Tampoco podemos confiar en nuestros políticos que, con cita de Borges, "se dedican a una versión latinoamericana de la política: conspirar, mentir e imponerse". Sabemos, o deberíamos saber, que los políticos prometen de acuerdo con sus expectativas y cumplen de acuerdo con sus temores. Lo prueban los dichos de la reciente campaña electoral y también los impunes hechos de nuestra historia republicana. ¿Qué hacer entonces? Nada sucederá si tú no te involucras salvo, por supuesto, la repetición de los rasgos de este disperso y abúlico pueblo que se debate miserablemente entre la crítica autocomplaciente, los insulsos raptos de iracundia o el quemeimportismo ya mencionados. Entre la ignorancia supina del pueblo elector y la sapiencia aleve de los políticos elegidos, sí existe ocasión para que los individuos conscientes participemos de una manera activa en la modificación del status quo. Mecanismos los hay: la conformación de veedurías ciudadanas, la discusión de políticas públicas, la presentación de proyectos de ley, la constitución de células cívicas, el inicio de litigios estratégicos, el ejercicio de la revocatoria del mandato, la protesta de conformidad con los derechos de reunión y de libertad de expresión, la manifestación de nuestro repudio a los políticos que lo merezcan (negándoles el saludo, abandonando el lugar donde comemos cuando entren ellos al mismo, haciéndoles llegar la expresión escrita o verbal de nuestro desprecio), entre otras varias que la imaginación autoriza y la realidad requiere.

Hace dos semanas propuse en esta página (con el título 'No en nuestro nombre') que expresemos nuestro masivo repudio hacia los candidatos a diputados.
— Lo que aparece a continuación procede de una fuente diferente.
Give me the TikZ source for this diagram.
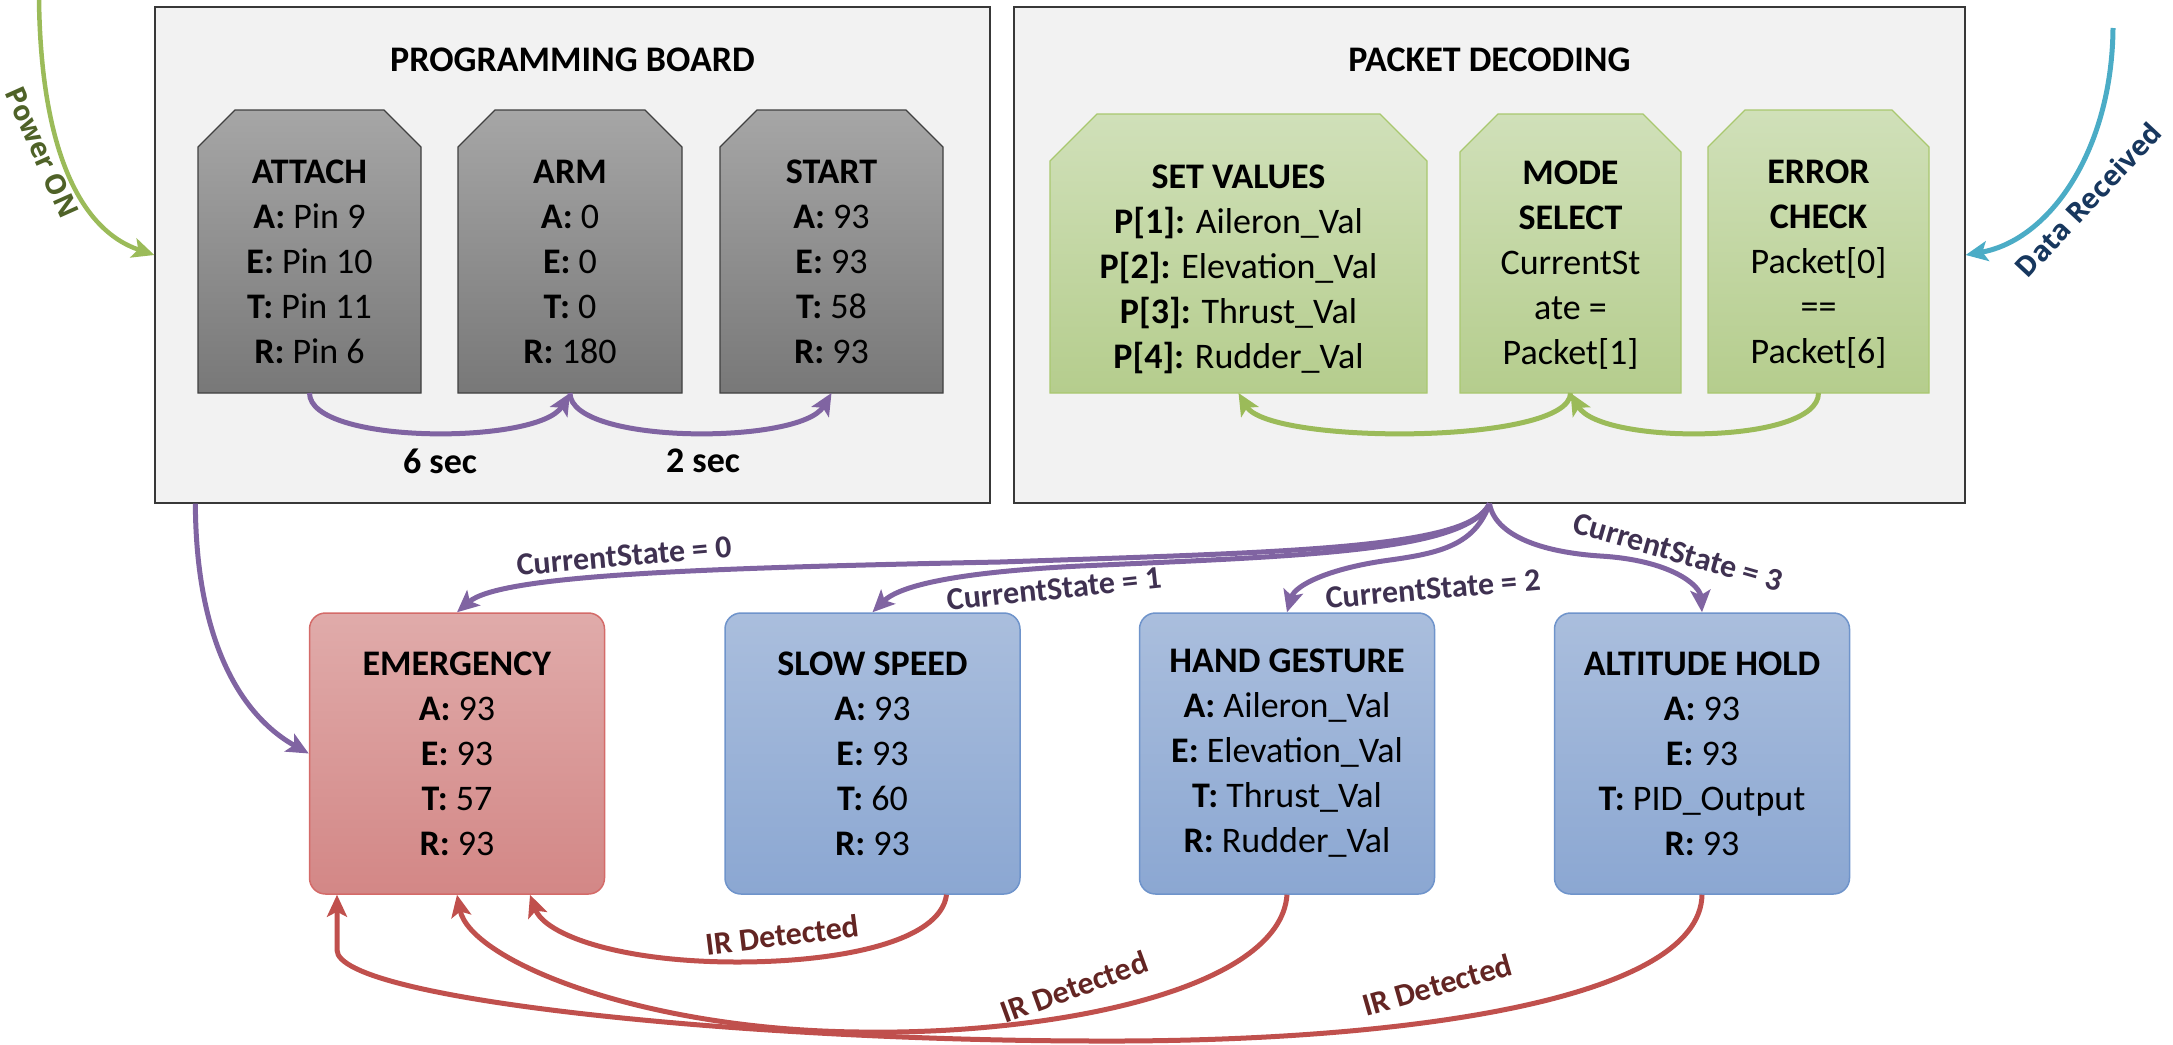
\documentclass[tikz,border=0pt]{standalone}
\usepackage{fontspec}
\setmainfont{Carlito}
\newfontfamily\osans{Open Sans}
\usetikzlibrary{arrows.meta}
\definecolor{pline}{HTML}{8064A2}
\definecolor{gline}{HTML}{9BBB59}
\definecolor{rline}{HTML}{C0504D}
\definecolor{bline}{HTML}{4BACC6}
\definecolor{plabel}{HTML}{3F3151}
\definecolor{rlabel}{HTML}{632523}
\definecolor{powtxt}{HTML}{4F6228}
\definecolor{datatxt}{HTML}{17375E}
\definecolor{bggrey}{HTML}{F2F2F2}
\definecolor{gtop}{HTML}{A6A6A6}
\definecolor{gbot}{HTML}{787878}
\definecolor{grtop}{HTML}{D0E0B9}
\definecolor{grbot}{HTML}{B5CD8D}
\definecolor{grborder}{HTML}{A9C86F}
\definecolor{rtop}{HTML}{E0ABAA}
\definecolor{rbot}{HTML}{D38786}
\definecolor{rborder}{HTML}{D46B69}
\definecolor{btop}{HTML}{AABEDD}
\definecolor{bbot}{HTML}{8BA7D2}
\definecolor{bborder}{HTML}{6F94CB}
\newcommand\chamfershape[3]{%
  \path[#3] (#1.south west) -- ([yshift=-#2]#1.north west) -- ([xshift=#2]#1.north west)
    -- ([xshift=-#2]#1.north east) -- ([yshift=-#2]#1.north east) -- (#1.south east) -- cycle;}
\tikzset{
  bigbox/.style={draw=black!78, line width=1.3pt, fill=bggrey, inner sep=0pt},
  holder/.style={inner sep=0pt, outer sep=0pt},
  greyshape/.style={draw=black!75, line width=1.2pt, top color=gtop, bottom color=gbot},
  greenshape/.style={draw=grborder, line width=1.2pt, top color=grtop, bottom color=grbot},
  txt/.style={align=center, font=\fontsize{36}{45}\selectfont, inner sep=0pt},
  ttl/.style={font=\bfseries\fontsize{36}{45}\selectfont, inner sep=0pt},
  statebox/.style={rounded corners=16pt, line width=1.5pt, minimum width=295pt,
    minimum height=281pt, align=center, font=\fontsize{36}{45}\selectfont, inner sep=0pt},
  redbox/.style={statebox, draw=rborder, top color=rtop, bottom color=rbot},
  bluebox/.style={statebox, draw=bborder, top color=btop, bottom color=bbot},
  tip/.style={-{Stealth[length=22pt,width=20pt,inset=5pt]}},
  parrow/.style={draw=pline, line width=5pt, tip},
  garrow/.style={draw=gline, line width=5pt, tip},
  rarrow/.style={draw=rline, line width=5pt, tip},
  barrow/.style={draw=bline, line width=5pt, tip},
  plbl/.style={text=plabel, font=\bfseries\fontsize{32}{38}\selectfont, inner sep=0pt},
  rlbl/.style={text=rlabel, font=\bfseries\fontsize{32}{38}\selectfont, inner sep=0pt},
}
\begin{document}
\begin{tikzpicture}[x=1pt,y=-1pt]
\useasboundingbox (0,0) rectangle (2173,1044);

% big boxes
\node[bigbox, minimum width=835pt, minimum height=496pt] (pb) at (572.5,255) {};
\node[bigbox, minimum width=951pt, minimum height=496pt] (pd) at (1489.5,255) {};
\node[ttl] (pbT) at (572.5,60) {PROGRAMMING BOARD};
\node[ttl] (pdT) at (1489.5,60) {PACKET DECODING};

% programming board shapes
\node[holder, minimum width=223pt, minimum height=283pt] (attach) at (309.5,251.5) {};
\node[holder, minimum width=224pt, minimum height=283pt] (arm) at (570,251.5) {};
\node[holder, minimum width=223pt, minimum height=283pt] (start) at (831.5,251.5) {};
\chamfershape{attach}{37pt}{greyshape}
\chamfershape{arm}{37pt}{greyshape}
\chamfershape{start}{37pt}{greyshape}
\node[txt] (attachT) at (309.5,261.5) {\textbf{ATTACH}\\\textbf{A:} Pin 9\\\textbf{E:} Pin 10\\\textbf{T:} Pin 11\\\textbf{R:} Pin 6};
\node[txt] (armT) at (570,261.5) {\textbf{ARM}\\\textbf{A:} 0\\\textbf{E:} 0\\\textbf{T:} 0\\\textbf{R:} 180};
\node[txt] (startT) at (831.5,261.5) {\textbf{START}\\\textbf{A:} 93\\\textbf{E:} 93\\\textbf{T:} 58\\\textbf{R:} 93};

% packet decoding shapes
\node[holder, minimum width=377pt, minimum height=279pt] (setv) at (1238.5,253.5) {};
\node[holder, minimum width=221pt, minimum height=279pt] (mode) at (1570.5,253.5) {};
\node[holder, minimum width=221pt, minimum height=283pt] (error) at (1818.5,251.5) {};
\chamfershape{setv}{47pt}{greenshape}
\chamfershape{mode}{38pt}{greenshape}
\chamfershape{error}{37pt}{greenshape}
\node[txt] (setvT) at (1238.5,269) {\textbf{SET VALUES}\\\textbf{P[1]:} Aileron\_Val\\\textbf{P[2]:} Elevation\_Val\\\textbf{P[3]:} Thrust\_Val\\\textbf{P[4]:} Rudder\_Val};
\node[txt] (modeT) at (1570.5,265) {\textbf{MODE}\\\textbf{SELECT}\\CurrentSt\\ate =\\Packet[1]};
\node[txt] (errorT) at (1818.5,264) {\textbf{ERROR}\\\textbf{CHECK}\\Packet[0]\\==\\Packet[6]};

% timing arrows
\draw[parrow] (attach.south) .. controls +(0,52) and +(-31,52) .. (arm.south);
\draw[parrow] (arm.south) .. controls +(0,52) and +(-31,52) .. (start.south);
\node[ttl] (sixsec) at (440,461) {6 sec};
\node[ttl] (twosec) at (703,461) {2 sec};
\draw[garrow] (error.south) .. controls +(0,52) and +(30,52) .. (mode.south);
\draw[garrow] (mode.south) .. controls +(0,52) and +(31,52) .. (setv.south);

% state boxes
\node[redbox] (emerg) at (457,753.5) {\textbf{EMERGENCY}\\\textbf{A:} 93\\\textbf{E:} 93\\\textbf{T:} 57\\\textbf{R:} 93};
\node[bluebox] (slow) at (872.5,753.5) {\textbf{SLOW SPEED}\\\textbf{A:} 93\\\textbf{E:} 93\\\textbf{T:} 60\\\textbf{R:} 93};
\node[bluebox] (hand) at (1287,753.5) {\textbf{HAND GESTURE}\\\textbf{A:} Aileron\_Val\\\textbf{E:} Elevation\_Val\\\textbf{T:} Thrust\_Val\\\textbf{R:} Rudder\_Val};
\node[bluebox] (alt) at (1702,753.5) {\textbf{ALTITUDE HOLD}\\\textbf{A:} 93\\\textbf{E:} 93\\\textbf{T:} PID\_Output\\\textbf{R:} 93};

% power / data arrows
\coordinate (pstart) at (39,0);
\coordinate (dstart) at (2113,28);
\draw[garrow, line width=4.5pt] (pstart) .. controls (41,150) and (80,230) .. (pb.west);
\node[text=powtxt, font=\osans\bfseries\fontsize{28}{34}\selectfont, rotate=-66, inner sep=0pt] (powT) at (42,152) {Power ON};
\draw[barrow] (dstart) .. controls (2112,150) and (2050,240) .. (pd.east);
\node[text=datatxt, font=\osans\bfseries\fontsize{28}{34}\selectfont, rotate=47, inner sep=0pt] (dataT) at (2088,200) {Data Received};

% mode select arrows
\draw[parrow] (pd.south) .. controls (1470,548) and (1300,552) .. (1000,562) .. controls (700,568) and (500,575) .. (emerg.north);
\draw[parrow] (pd.south) .. controls (1465,552) and (1300,556) .. (1080,566) .. controls (960,572) and (900,585) .. (slow.north);
\draw[parrow] (pd.south) .. controls (1475,545) and (1440,553) .. (1390,560) .. controls (1330,568) and (1295,585) .. (hand.north);
\draw[parrow] (pd.south) .. controls (1495,535) and (1540,552) .. (1600,556) .. controls (1670,560) and (1700,585) .. (alt.north);
\node[plbl, rotate=5] (cs0) at (624,556) {CurrentState = 0};
\node[plbl, rotate=6] (cs1) at (1054,589) {CurrentState = 1};
\node[plbl, rotate=5] (cs2) at (1433,589) {CurrentState = 2};
\node[plbl, rotate=-16] (cs3) at (1678,552) {CurrentState = 3};

% power-on to emergency
\draw[parrow] ([xshift=41pt]pb.south west) .. controls (196,640) and (240,715) .. (emerg.west);

% IR detected arrows
\draw[rarrow] ([xshift=74pt]slow.south) .. controls +(-6,47) and (840,962) .. (737,962) .. controls (620,962) and (545,935) .. ([xshift=73pt]emerg.south);
\draw[rarrow] (hand.south) .. controls +(-7,96) and (1050,1035) .. (860,1032) .. controls (640,1030) and (470,960) .. (emerg.south);
\draw[rarrow] (alt.south) .. controls +(-2,106) and (1400,1042) .. (1100,1041) .. controls (750,1041) and (337,1000) .. (337,950) -- ([xshift=-120pt]emerg.south);
\node[rlbl, rotate=7] (ir1) at (782,935) {IR Detected};
\node[rlbl, rotate=20] (ir2) at (1074,987) {IR Detected};
\node[rlbl, rotate=16] (ir3) at (1437,985) {IR Detected};
\end{tikzpicture}
\end{document}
Un buen comienzo, pero que en sí mismo no significa nada si a este no le otorgan sentido acciones subsiguientes como estas que describo en el párrafo anterior que contribuyan a repudiar lo que hay, un estado semifeudal de caudillaje, y a crear lo que no hay, una democracia real y participativa. Todo lo cual, por cierto, no es trabajo para pusilánimes. Se requiere de nuestra parte un sólido compromiso político que torne difícil a la clase política prometernos ridiculeces que no pueden cumplir y que haga que esta finalmente tema que sus privilegios pueden perderse si nos incumplen o nos fallan. Suena complejo, y en efecto lo es, de cara a la abulia de la mayoría y a la mediocridad institucional de este país. Pero como escribió ese gran cronopio que fue Julio Cortázar: "No todo está perdido, si tenemos el valor de admitir que todo está perdido, y empezarlo de nuevo". Sé que Cortázar consentiría esta frase final: no colabores con la mediocridad y actúa en consecuencia.